Obama découvre-t-il qu’il est prisonnier de Wall Street, ou “acheté” par Wall Street, à l’occasion du “plan Geithner”? C’est une possibilité sérieuse. Dans tous les cas, cette atmosphère, cette évolution un peu chaotique du Président, dans une séquence qui marie des épisodes radicaux, parfois en sens contraires, tout semble effectivement présenter une situation d’extrême instabilité où le président peut parfois se trouver dans les situations délicates.

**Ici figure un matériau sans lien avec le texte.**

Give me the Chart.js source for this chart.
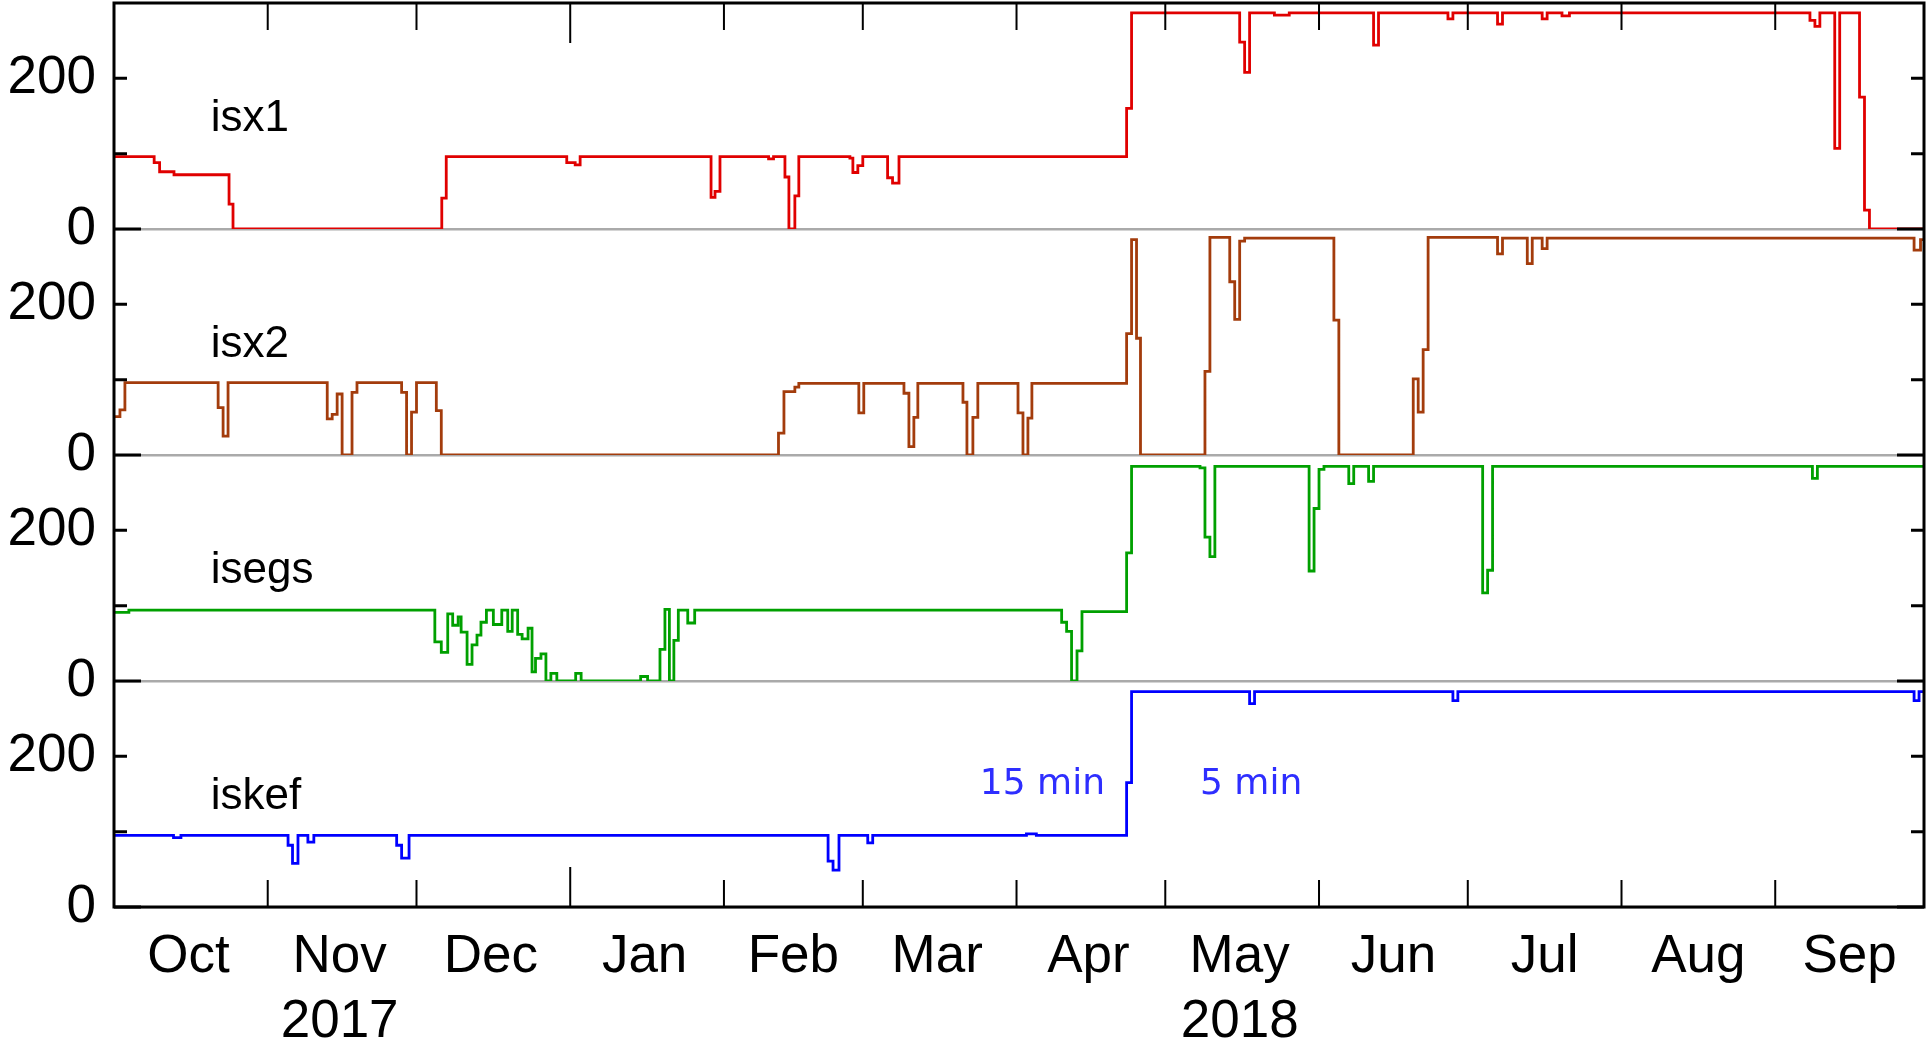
<!DOCTYPE html>
<html>
<head>
<meta charset="utf-8">
<script src="https://cdn.jsdelivr.net/npm/chart.js@4.4.1/dist/chart.umd.min.js"></script>
<style>
html, body { margin: 0; padding: 0; background: #ffffff; }
</style>
</head>
<body>
<canvas id="chart" width="1928" height="1044"></canvas>
<script>
// x = days since 2017-10-01, y = value
var isx1Days = [0, 8.1, 9.2, 12.1, 23.2, 24, 66.1, 67, 91.3, 93, 94, 120.4, 121.2, 122.2, 132, 133, 135.3, 136.1, 137.3, 138.1, 148.4, 149, 150, 151, 156, 157, 158.3, 204.2, 205.2, 227, 228, 229, 234, 237, 254, 255, 269, 270, 279, 280, 288, 289, 292, 293.5, 342, 343, 344, 347, 348, 352, 353, 354, 365];
var isx1Vals = [96, 88, 76, 72, 33, 0, 41, 96, 88, 85, 96, 42, 50, 96, 93, 96, 69, 0, 44, 96, 94, 75, 84, 96, 68, 61, 96, 160, 287, 248, 208, 287, 284, 287, 244, 287, 279, 287, 272, 287, 279, 287, 283, 287, 277, 269, 287, 107, 287, 175, 25, 0, 0];

var isx2Days = [0, 1.2, 2.2, 21, 22, 23, 43, 44, 45, 46, 48, 49, 58, 59, 60, 61, 65, 66, 134, 135.1, 137.3, 138.1, 150.2, 151.2, 159.3, 160.3, 161.3, 162.1, 171.2, 172, 173.2, 174.2, 182.3, 183.3, 184.3, 185.1, 204.2, 205.2, 206.2, 207, 220, 221, 225, 226, 227, 228, 246, 247, 262, 263, 264, 265, 279, 280, 285, 286, 288, 289, 363, 364.3, 365];
var isx2Vals = [51, 60, 96, 63, 25, 96, 48, 54, 81, 0, 83, 96, 83, 0, 57, 96, 59, 0, 29, 84, 90, 95, 56, 95, 82, 11, 50, 95, 70, 0, 50, 95, 56, 0, 49, 95, 161, 286, 155, 0, 111, 289, 230, 180, 284, 288, 179, 0, 101, 57, 140, 289, 267, 288, 254, 288, 274, 288, 272, 286, 286];

var isegsDays = [0, 3, 64.7, 66, 67.3, 68.3, 69.4, 70, 71.2, 72.2, 73.2, 74, 75.1, 76.5, 78.2, 79.4, 80.3, 81.4, 82.3, 83.5, 84.3, 85, 86.1, 87.1, 88.1, 89.3, 93.1, 94.2, 106.2, 107.6, 110.1, 111.1, 112, 112.9, 113.8, 115.7, 117.1, 191.1, 192.1, 193.1, 194.2, 195.2, 204.2, 205.2, 219, 220, 221, 222, 241, 242, 243, 244, 249, 250, 253, 254, 276, 277, 278, 342.5, 343.5, 365];
var isegsVals = [91, 94, 52, 38, 89, 74, 85, 65, 22, 48, 61, 78, 94, 75, 94, 66, 94, 62, 56, 70, 12, 30, 36, 0, 10, 0, 10, 0, 6, 0, 42, 95, 0, 54, 94, 77, 94, 78, 66, 0, 40, 92, 170, 285, 283, 191, 165, 285, 146, 229, 281, 285, 262, 285, 265, 285, 117, 147, 285, 269, 285, 285];

var iskefDays = [0, 12, 13.5, 35.1, 36, 37.1, 39.1, 40.3, 57, 58, 59.5, 144, 145, 146.2, 152, 153, 184, 186, 204.2, 205.2, 229, 230, 270, 271, 363, 364, 365];
var iskefVals = [95, 92, 95, 82, 58, 95, 86, 95, 82, 65, 95, 61, 49, 95, 85, 95, 97, 95, 165, 286, 270, 286, 274, 286, 274, 286, 286];

// axis ticks and labels
var monthStarts = [31, 61, 92, 123, 151, 182, 212, 243, 273, 304, 335];
var yearStart = 92;
var monthMids = [15, 45.5, 76, 107, 137, 166, 196.5, 227, 258, 288.5, 319.5, 350];
var monthLabels = ['Oct', ['Nov', '2017'], 'Dec', 'Jan', 'Feb', 'Mar', 'Apr', ['May', '2018'], 'Jun', 'Jul', 'Aug', 'Sep'];
var yTicks = [0, 100, 200, 300];
var yTickLabels = ['0', '', '200', ''];

var panelNames = ['isx1', 'isx2', 'isegs', 'iskef'];
var panelColors = ['#e00000', '#a33c0c', '#00a000', '#0000ff'];
var notes = [{ text: '15 min', day: 174.6, value: 150 }, { text: '5 min', day: 219, value: 150 }];

var toPoints = (days, vals) => days.map((d, i) => ({ x: d, y: vals[i] }));

function panelAxis() {
	return {
		type: 'linear',
		position: 'left',
		stack: 'panels',
		stackWeight: 1,
		min: 0,
		max: 300,
		offset: false,
		afterBuildTicks: s => { s.ticks = yTicks.map(v => ({ value: v })); },
		afterFit: s => {
			s.width = 114;
			s.paddingTop = 0;
			s.paddingBottom = 0;
		},
		ticks: {
			autoSkip: false,
			padding: 18,
			color: '#000000',
			font: { family: 'Liberation Sans', size: 53 },
			callback: (v, i) => yTickLabels[i]
		},
		grid: {
			drawTicks: false,
			lineWidth: 2.5,
			color: c => (c.tick && c.tick.value === 0) ? '#aaaaaa' : 'rgba(0,0,0,0)'
		},
		border: { display: false }
	};
}

// frame, inward tick marks and text labels
var framePlugin = {
	id: 'frame',
	afterDatasetsDraw(chart) {
		var ctx = chart.ctx;
		var a = chart.chartArea;
		var xs = chart.scales.x;
		ctx.save();
		ctx.strokeStyle = '#000000';
		ctx.lineWidth = 3;
		ctx.strokeRect(a.left, a.top, a.right - a.left, a.bottom - a.top);

		['yX1', 'yX2', 'yEgs', 'yKef'].forEach(id => {
			var s = chart.scales[id];
			[0, 100, 200].forEach(v => {
				var y = s.getPixelForValue(v);
				var len = v === 0 ? 27 : 13;
				ctx.beginPath();
				ctx.moveTo(a.left, y); ctx.lineTo(a.left + len, y);
				ctx.moveTo(a.right, y); ctx.lineTo(a.right - len, y);
				ctx.stroke();
			});
		});

		ctx.lineWidth = 2;
		monthStarts.forEach(d => {
			var x = xs.getPixelForValue(d);
			var len = d === yearStart ? 40 : 27;
			ctx.beginPath();
			ctx.moveTo(x, a.top); ctx.lineTo(x, a.top + len);
			ctx.moveTo(x, a.bottom); ctx.lineTo(x, a.bottom - len);
			ctx.stroke();
		});

		ctx.fillStyle = '#000000';
		ctx.font = '44px "Liberation Sans"';
		ctx.textAlign = 'left';
		ctx.textBaseline = 'alphabetic';
		['yX1', 'yX2', 'yEgs', 'yKef'].forEach((id, i) => {
			ctx.fillText(panelNames[i], xs.getPixelForValue(19.5), chart.scales[id].getPixelForValue(130));
		});

		ctx.fillStyle = '#2e2eff';
		ctx.font = '36px "DejaVu Sans"';
		notes.forEach(n => {
			ctx.fillText(n.text, xs.getPixelForValue(n.day), chart.scales.yKef.getPixelForValue(n.value));
		});
		ctx.restore();
	}
};

function series(i, days, vals, axis) {
	return {
		label: panelNames[i],
		data: toPoints(days, vals),
		yAxisID: axis,
		borderColor: panelColors[i],
		borderWidth: 2.8,
		pointRadius: 0,
		stepped: true,
		fill: false
	};
}

var myChart = new Chart(document.getElementById('chart'), {
	type: 'line',
	data: {
		datasets: [
			series(0, isx1Days, isx1Vals, 'yX1'),
			series(1, isx2Days, isx2Vals, 'yX2'),
			series(2, isegsDays, isegsVals, 'yEgs'),
			series(3, iskefDays, iskefVals, 'yKef')
		]
	},
	options: {
		responsive: false,
		animation: false,
		events: [],
		layout: { padding: { top: 3, right: 4, left: 0, bottom: 0 } },
		plugins: {
			legend: { display: false },
			tooltip: { enabled: false }
		},
		scales: {
			x: {
				type: 'linear',
				position: 'bottom',
				min: 0,
				max: 365,
				afterBuildTicks: s => { s.ticks = monthMids.map(v => ({ value: v })); },
				afterFit: s => {
					s.height = 137;
					s.paddingLeft = 0;
					s.paddingRight = 0;
				},
				ticks: {
					autoSkip: false,
					maxRotation: 0,
					padding: 18,
					color: '#000000',
					font: { family: 'Liberation Sans', size: 53, lineHeight: 1.22 },
					callback: (v, i) => monthLabels[i]
				},
				grid: { display: false, drawTicks: false },
				border: { display: false }
			},
			// first defined sits at the bottom of the stack
			yKef: panelAxis(),
			yEgs: panelAxis(),
			yX2: panelAxis(),
			yX1: panelAxis()
		}
	},
	plugins: [framePlugin]
});
</script>
</body>
</html>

Les hypothèses qui viennent à l’esprit dans ce cas rappellent, par exemple, la situation très tendue de John Kennedy durant la crise des missiles de Cuba (octobre 1962), particulièrement dans ses relations avec les généraux du Pentagone. Remplacez le Pentagone par Wall Street. Obama se trouve dans une sorte de crise des missiles de Cuba prolongée, sans qu’on en distingue la fin, avec pas d’ennemi identifié avec qui traiter, avec des groupes d’intérêt féroces qui le surveillent et ne lui passeront pas la moindre incartade.

(Des documents rendant compte des délibérations des chefs d’état-major au sein du Joint Chiefs of Staff durant la période de la crise des missiles de Cuba ont montré l’extraordinaire agressivité et le mépris complet avec lesquels était traité le président des Etats-Unis. Il s’agissait, – le JCS, – d’un groupe puissant, se considérant comme complètement autonome et propriétaire de sa propre puissance. Le président était perçu comme une personnalité accessoire, ne disposant lui-même d’aucune force propre, à qui était tout juste dévolu un rôle de coordinateur, et dont l’autorité fondamentale n’était pas acceptée et était même ridiculisée.)

Les conditions objectives de la situation montrent effectivement qu’il existe un énorme enjeu entre Obama et Wall Street, qui peut aussi bien déboucher sur une sorte d’“allégeance” acceptée par le président, ou une “révolte” du même contre Wall Street. Ce sont les conditions de la crise qui rendent acceptable l'hypothèse de cette alternative de deux termes extrêmes, la tension de la situation écartant les situations modérées où se côtoient sans trop se heurter l’influence massive de Wall Street et la latitude laissée à l’autorité du président de s’exprimer. Tant que la crise dure, cette tension existe et cette alternative est fondée; d’autre part, pour réduire la crise et dissiper la tension, en un sens, on serait en droit de penser que, justement, l’alternative devra être tranchée et le président devra choisir sa position. Obama reste toujours confronté à cette question de l’hypothèse de l’“American Gorbatchev”, mais dans la position très difficile de se trouver emprisonné dans un maillage d’influences et de forces diverses qui rendent difficile une action décisive et efficace, et qui rendent également difficile le choix de l’orientation d’une action (dans quel sens s’affirmer? Contre qui? A quel moment viendra le moment de vérité? Etc.).

En attendant, et puisqu’il s’agit de faire bonne figure de part et d’autre, Obama reçoit les patrons de Wall Street à Wall Street (hier, 27 mars 2009). Tout le monde se dit ravi de la rencontre, dans le meilleur des mondes possible.